The type of conduct just described borders on unethical attorney behavior and may be outright unethical. But the ethics rules hardly can be counted on to constrain this type of inadequate attorney-client relationship. Rather, the MDL judge should play a role here. The transferee judge has the inherent power to supervise any settlements, to ensure that the clients are fully informed of the terms of the proposal, and to ensure that they are given a free choice to participate or not. This is not an invasion of any individual lawyer-client relationship but a supplement to it similar to the judicial role in class actions. Nor is it an impermissible judicial invasion of any so-called right of the parties to settle their differences. See Rheingold, Litigating Mass Tort Cases § 9:69 (Thomson Reuters 2006).

It may be determined that an MDL judge lacks the inherent power to supervise settlements. In that case, an amendment to the Federal Rules of Civil Procedure would be appropriate, to confer that power, again similar to what Rule 23 mandates a judge do in class action settlements.

Even in the event of an inventory settlement—where the defendant is settling MDL cases firm by firm—the MDL court can assert itself. MDL settlements are not truly a private affair, particularly when MDL judges often order withholding of “common benefit funds” from the same firm’s settled cases.

Some who want to protect or enshrine the attorney-client relationship in the multiple client representation have suggested even more novel ideas, at the Stanford meeting and elsewhere, but I regard these as most unlikely to come into play. For one thing, they seek to limit the number of clients any one law firm can represent. Or they want to give the MDL judge power to determine if specific firms can adequately represent the large number of clients they have. My reaction is this: What criteria would they use, and would judges want to take on such a task?

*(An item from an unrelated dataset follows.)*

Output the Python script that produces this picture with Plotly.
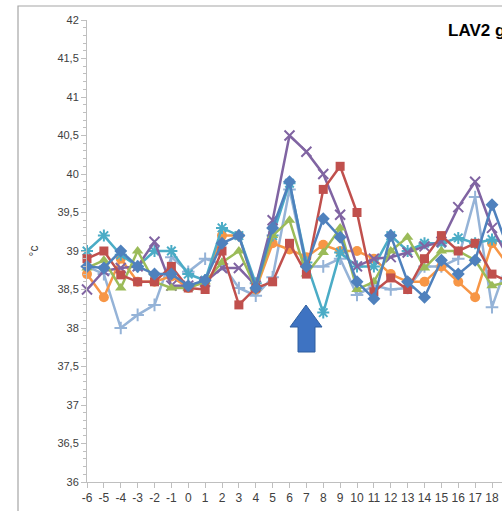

Also difficult to manage would be a requirement that claimants—as opposed to their counsel—be given an active role in the operation of the MDL, such as by having some voting or reporting rights at the meetings of counsel or during settlement negotiations.

Other non-starter reforms I have heard include giving plaintiffs a Bill of Rights. Some would do away with common benefit funds (something not directly related in any case to the issue here). Similarly unlikely is the suggestion that MDL judges actively remand cases, on the theory that, in post-remand cases, individual clients will have a greater say. However, doing so undermines the very purpose of the MDL.

So, while we all recognize the inevitability of some dilution of the attorney-client relationship in mass tort proceedings, just as other familiar procedures are bent to fit the situation, we should remain on guard to protect the right of our clients to be properly informed of what is taking place and be ready to deal with them personally.